### TASK PROMPT
Copy the lines from the start of the records below through the line containing "edgecolor='#333333', linewidth=0.8)", both included, and leave out the pictures.

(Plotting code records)
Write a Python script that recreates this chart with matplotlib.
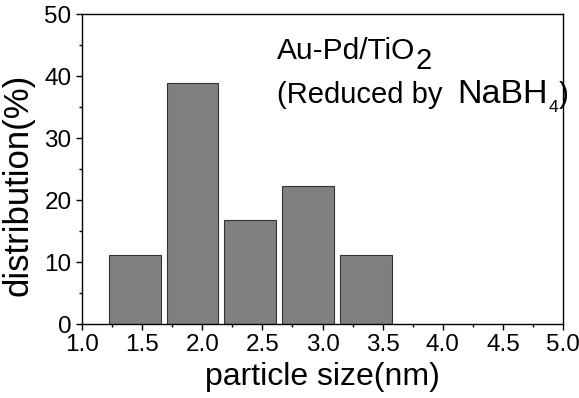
import matplotlib
matplotlib.use('Agg')
import matplotlib.pyplot as plt
from matplotlib.ticker import MultipleLocator

plt.rcParams['font.family'] = ['Liberation Sans', 'DejaVu Sans']

# particle size histogram (bin centres in nm, share in %)
sizes = [1.44, 1.92, 2.40, 2.88, 3.36]
distribution = [11.1, 38.9, 16.7, 22.2, 11.1]
BAR_WIDTH = 0.43

fig = plt.figure(figsize=(5.79, 3.98), dpi=100)
ax = fig.add_axes([0.1416, 0.1859, 0.8308, 0.7789])

ax.bar(sizes, distribution, width=BAR_WIDTH, color='#808080',
       edgecolor='#333333', linewidth=0.8)

ax.set_xlim(1.0, 5.0)
ax.set_ylim(0, 50)
ax.xaxis.set_major_locator(MultipleLocator(0.5))
ax.xaxis.set_minor_locator(MultipleLocator(0.25))
ax.yaxis.set_major_locator(MultipleLocator(10))
ax.yaxis.set_minor_locator(MultipleLocator(5))
ax.tick_params(which='major', direction='out', length=4, width=1,
               labelsize=17.5, pad=3.5)
ax.tick_params(which='minor', direction='out', length=2.5, width=1)
for sp in ax.spines.values():
    sp.set_linewidth(1)

ax.set_xlabel('particle size(nm)', fontsize=23, labelpad=4)
ax.set_ylabel('distribution(%)', fontsize=25)
ax.yaxis.set_label_coords(-0.098, 0.45)

# annotation, built from pieces so the subscripts can be sized freely
t1 = ax.text(0.405, 0.855, 'Au-Pd/TiO', transform=ax.transAxes,
             fontsize=21.5, va='baseline')
ax.annotate('2', xy=(1, 0.855), xycoords=(t1, 'axes fraction'),
            xytext=(0.5, -7.5), textcoords='offset points',
            fontsize=21, va='baseline')

t2 = ax.text(0.405, 0.713, '(Reduced by', transform=ax.transAxes,
             fontsize=21, va='baseline')
t3 = ax.annotate('NaBH', xy=(1, 0.713), xycoords=(t2, 'axes fraction'),
                 xytext=(11, 0), textcoords='offset points',
                 fontsize=24.5, va='baseline')
t4 = ax.annotate('4', xy=(1, 0.713), xycoords=(t3, 'axes fraction'),
                 xytext=(0.5, -6.5), textcoords='offset points',
                 fontsize=12.5, va='baseline')
ax.annotate(')', xy=(1, 0.713), xycoords=(t4, 'axes fraction'),
            xytext=(0.5, 0), textcoords='offset points',
            fontsize=21, va='baseline', annotation_clip=False)

fig.savefig('out.png', dpi=100)
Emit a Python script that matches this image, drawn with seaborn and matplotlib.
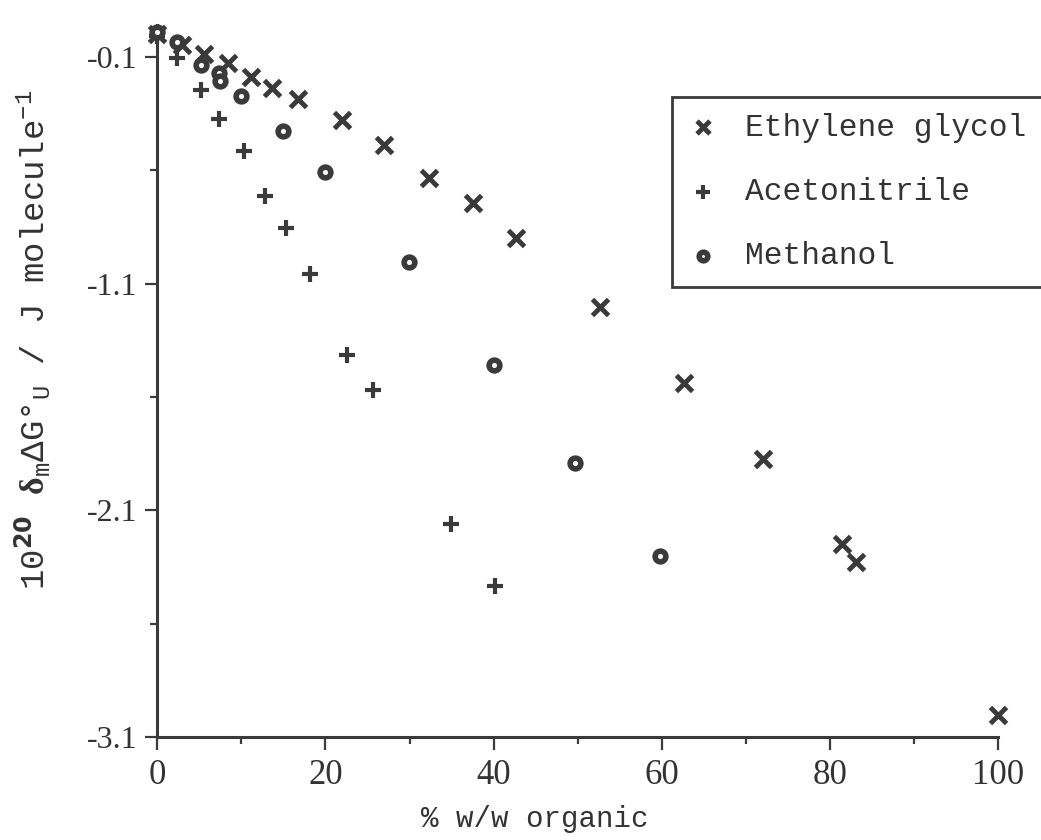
import matplotlib
matplotlib.use("Agg")
import matplotlib.pyplot as plt
import seaborn as sns
import pandas as pd
from matplotlib.ticker import MultipleLocator, FixedLocator

# ---- data ----
eg_x = [0, 2.9, 5.6, 8.4, 11.2, 13.7, 16.7, 22.0, 27.0, 32.3, 37.5, 42.6, 52.6, 62.6, 72.0, 81.4, 83.1, 100]
eg_y = [0.0, -0.047, -0.088, -0.128, -0.19, -0.238, -0.286, -0.379, -0.489, -0.635, -0.746, -0.90,
        -1.205, -1.54, -1.872, -2.247, -2.33, -3.003]

acn_x = [0, 2.3, 5.2, 7.4, 10.3, 12.8, 15.3, 18.2, 22.6, 25.7, 34.9, 40.2]
acn_y = [-0.01, -0.106, -0.246, -0.376, -0.516, -0.715, -0.857, -1.06, -1.414, -1.569, -2.162, -2.436]

meoh_x = [0, 2.4, 5.2, 7.3, 7.5, 10.0, 15.0, 20.0, 29.9, 40.0, 49.7, 59.8]
meoh_y = [0.01, -0.037, -0.135, -0.17, -0.205, -0.273, -0.426, -0.608, -1.007, -1.458, -1.892, -2.303]

series_names = ["Ethylene glycol", "Acetonitrile", "Methanol"]
x_ticks = [0, 20, 40, 60, 80, 100]
y_ticks = [-3.1, -2.1, -1.1, -0.1]
y_tick_labels = ["-3.1", "-2.1", "-1.1", "-0.1"]

# ---- style ----
sns.set_style("ticks")
plt.rcParams["font.family"] = ["Liberation Mono", "DejaVu Sans"]
plt.rcParams["mathtext.fontset"] = "custom"
plt.rcParams["mathtext.rm"] = "Liberation Mono"
plt.rcParams["mathtext.it"] = "Liberation Mono"
plt.rcParams["mathtext.sf"] = "Liberation Serif:bold"

ink = "#3a3a3a"

fig = plt.figure(figsize=(10.41, 8.40), dpi=100)
ax = fig.add_axes([0.151, 0.1226, 0.808, 0.8476])

df_eg = pd.DataFrame({"x": eg_x, "y": eg_y})
df_acn = pd.DataFrame({"x": acn_x, "y": acn_y})
df_me = pd.DataFrame({"x": meoh_x, "y": meoh_y})

sns.scatterplot(data=df_eg, x="x", y="y", marker="x", s=135, color=ink,
                linewidth=3.5, label=series_names[0], ax=ax, clip_on=False, zorder=3)
sns.scatterplot(data=df_acn, x="x", y="y", marker="+", s=140, color=ink,
                linewidth=3.0, label=series_names[1], ax=ax, clip_on=False, zorder=3)
sns.scatterplot(data=df_me, x="x", y="y", marker="o", s=60, facecolor="white",
                edgecolor=ink, linewidth=4.0, label=series_names[2], ax=ax,
                clip_on=False, zorder=4)

ax.set_xlim(0, 100)
ax.set_ylim(-3.1, 0.04)

sns.despine(ax=ax)
for side in ["left", "bottom"]:
    ax.spines[side].set_linewidth(2.2)
    ax.spines[side].set_color(ink)

ax.xaxis.set_major_locator(FixedLocator(x_ticks))
ax.xaxis.set_minor_locator(MultipleLocator(10))
ax.yaxis.set_major_locator(FixedLocator(y_ticks))
ax.yaxis.set_minor_locator(FixedLocator([-2.6, -1.6, -0.6]))
ax.set_yticklabels(y_tick_labels)
ax.set_xticklabels([str(v) for v in x_ticks])

ax.tick_params(axis="both", which="major", direction="out", length=9, width=1.6,
               color=ink, labelcolor="#333333")
ax.tick_params(axis="x", which="major", pad=7)
ax.tick_params(axis="y", which="major", pad=5)
ax.tick_params(axis="both", which="minor", direction="out", length=5, width=1.6, color=ink)
for lab in ax.get_xticklabels():
    lab.set_fontfamily("Liberation Serif")
    lab.set_fontsize(25)
for lab in ax.get_yticklabels():
    lab.set_fontfamily("Liberation Serif")
    lab.set_fontsize(23)

ax.set_xlabel("% w/w organic", fontsize=21, color="#333333")
ax.xaxis.set_label_coords(0.449, -0.095)
ax.set_ylabel(r"$10^{\mathbf{20}}$ $\mathsf{δ}_{\mathrm{m}}\mathrm{ΔG°}_{\mathrm{U}}$ / J molecule$^{-1}$",
              fontsize=24.5, color="#333333")
ax.yaxis.set_label_coords(-0.124, 0.5576)

leg = ax.legend(loc="upper left", bbox_to_anchor=(0.6455, 0.8845),
                bbox_transform=fig.transFigure, fontsize=22.5, frameon=True,
                fancybox=False, framealpha=1, edgecolor=ink, borderpad=0.5,
                borderaxespad=0, labelspacing=1.1, handlelength=1.0, handletextpad=0.85,
                markerscale=0.8)
leg.get_frame().set_linewidth(2.0)
for t in leg.get_texts():
    t.set_color("#333333")

fig.savefig("out.png", dpi=100, facecolor="white")
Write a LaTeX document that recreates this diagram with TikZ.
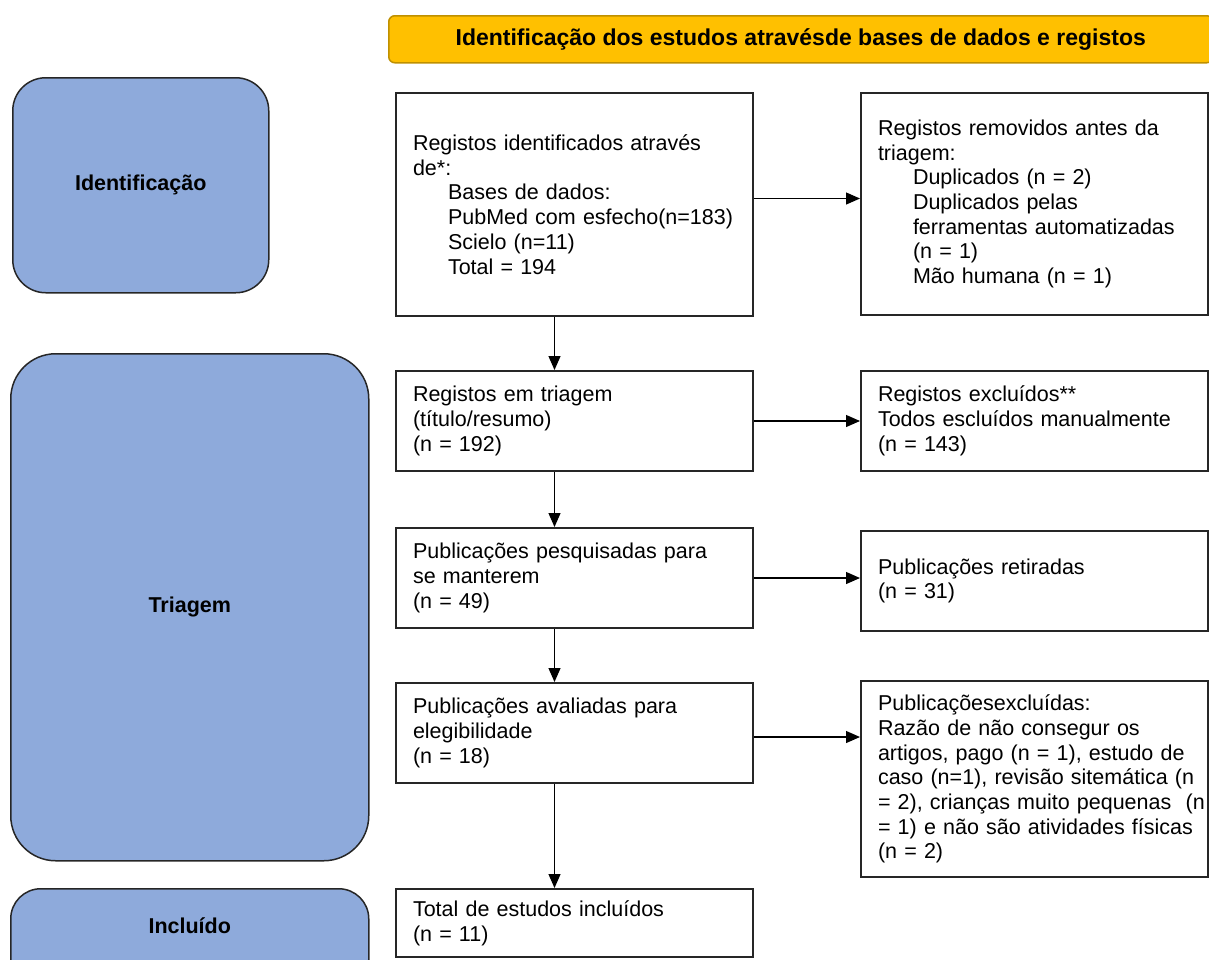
\documentclass[tikz,border=0pt]{standalone}
\usepackage{fontspec}
\setmainfont{Liberation Sans}
\usepackage{tikz}
\usetikzlibrary{arrows.meta,positioning,calc}

\definecolor{phaseblue}{HTML}{8EAADB}
\definecolor{bannergold}{HTML}{FFC000}
\definecolor{bannerline}{HTML}{BF9000}
\newcommand{\subind}{\hspace*{35pt}}

\begin{document}
\begin{tikzpicture}[x=1pt, y=-1pt,
  phase/.style={rectangle, draw=black!85, line width=1.5pt, fill=phaseblue,
    anchor=north west, font=\bfseries\fontsize{21.5}{24.7}\selectfont},
  box/.style={rectangle, draw=black!85, line width=2pt, fill=white,
    anchor=north west, align=left, inner xsep=17pt, inner ysep=0pt,
    font=\fontsize{21.5}{24.7}\selectfont},
  arr/.style={-{Triangle[length=14pt,width=12pt]}, line width=1.2pt}
]
\useasboundingbox (0,0) rectangle (1209,959);

% banner
\node[rectangle, draw=bannerline, line width=1.5pt, fill=bannergold,
  rounded corners=6pt, anchor=north west, minimum width=824pt,
  minimum height=47pt, font=\bfseries\fontsize{23}{26}\selectfont] (banner)
  at (388,15) {Identificação dos estudos atravésde bases de dados e registos};

% phases
\node[phase, rounded corners=33pt, minimum width=256pt, minimum height=215pt]
  (idphase) at (12,77) {Identificação};
\node[phase, rounded corners=45pt, minimum width=358pt, minimum height=507pt]
  (triphase) at (10,353) {Triagem};
\node[phase, rounded corners=30pt, minimum width=358pt, minimum height=101pt,
  text height=20pt, text depth=31.6pt] (incphase) at (10,888) {Incluído};

% main column
\node[box, minimum height=223pt, text width=323pt] (ident) at (395,92)
  {Registos identificados através\\ de*:\\
   \subind Bases de dados:\\ \subind PubMed com esfecho(n=183)\\
   \subind Scielo (n=11)\\ \subind Total = 194};
\node[box, minimum height=100pt, text width=323pt] (screened) at (395,370)
  {Registos em triagem\\ (título/resumo)\\ (n = 192)};
\node[box, minimum height=100pt, text width=323pt] (sought) at (395,527)
  {Publicações pesquisadas para\\ se manterem\\ (n = 49)};
\node[box, minimum height=100pt, text width=323pt] (assessed) at (395,682)
  {Publicações avaliadas para\\ elegibilidade\\ (n = 18)};
\node[box, minimum height=68pt, text width=323pt] (included) at (395,888)
  {Total de estudos incluídos\\ (n = 11)};

% side column
\node[box, minimum height=222pt, text width=313pt] (removed) at (860,92)
  {Registos removidos antes da\\ triagem:\\
   \subind Duplicados (n = 2)\\ \subind Duplicados pelas\\
   \subind \mbox{ferramentas automatizadas}\\ \subind (n = 1)\\
   \subind Mão humana (n = 1)};
\node[box, minimum height=100pt, text width=313pt] (excluded) at (860,370)
  {Registos excluídos**\\ Todos escluídos manualmente\\ (n = 143)};
\node[box, minimum height=100pt, text width=313pt] (retired) at (860,530)
  {Publicações retiradas\\ (n = 31)};
\node[box, minimum height=196pt, text width=313pt] (pubexcl) at (860,680)
  {Publicaçõesexcluídas:\\ Razão de não consegur os\\
   \mbox{artigos, pago (n = 1), estudo de}\\
   \mbox{caso (n=1), revisão sitemática (n}\\
   \mbox{= 2), crianças muito pequenas\ \ (n}\\
   \mbox{= 1) e não são atividades físicas}\\ (n = 2)};

% arrows
\draw[arr] ([yshift=6pt]ident.east) -- ([yshift=6pt]ident.east -| removed.west);
\draw[arr] (screened.east) -- (screened.east -| excluded.west);
\draw[arr] (sought.east) -- (sought.east -| retired.west);
\draw[arr] ([yshift=-4pt]assessed.east) -- ([yshift=-4pt]assessed.east -| pubexcl.west);
\draw[arr] ([xshift=-20pt]ident.south) -- ([xshift=-20pt]screened.north);
\draw[arr] ([xshift=-20pt]screened.south) -- ([xshift=-20pt]sought.north);
\draw[arr] ([xshift=-20pt]sought.south) -- ([xshift=-20pt]assessed.north);
\draw[arr] ([xshift=-20pt]assessed.south) -- ([xshift=-20pt]included.north);
\end{tikzpicture}
\end{document}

### SOLVED EXERCISE
Write a Python script that recreates this chart with matplotlib.
import matplotlib
matplotlib.use('Agg')
import matplotlib.pyplot as plt
from matplotlib.ticker import MultipleLocator

plt.rcParams['font.family'] = ['Liberation Sans', 'DejaVu Sans']

# particle size histogram (bin centres in nm, share in %)
sizes = [1.44, 1.92, 2.40, 2.88, 3.36]
distribution = [11.1, 38.9, 16.7, 22.2, 11.1]
BAR_WIDTH = 0.43

fig = plt.figure(figsize=(5.79, 3.98), dpi=100)
ax = fig.add_axes([0.1416, 0.1859, 0.8308, 0.7789])

ax.bar(sizes, distribution, width=BAR_WIDTH, color='#808080',
       edgecolor='#333333', linewidth=0.8)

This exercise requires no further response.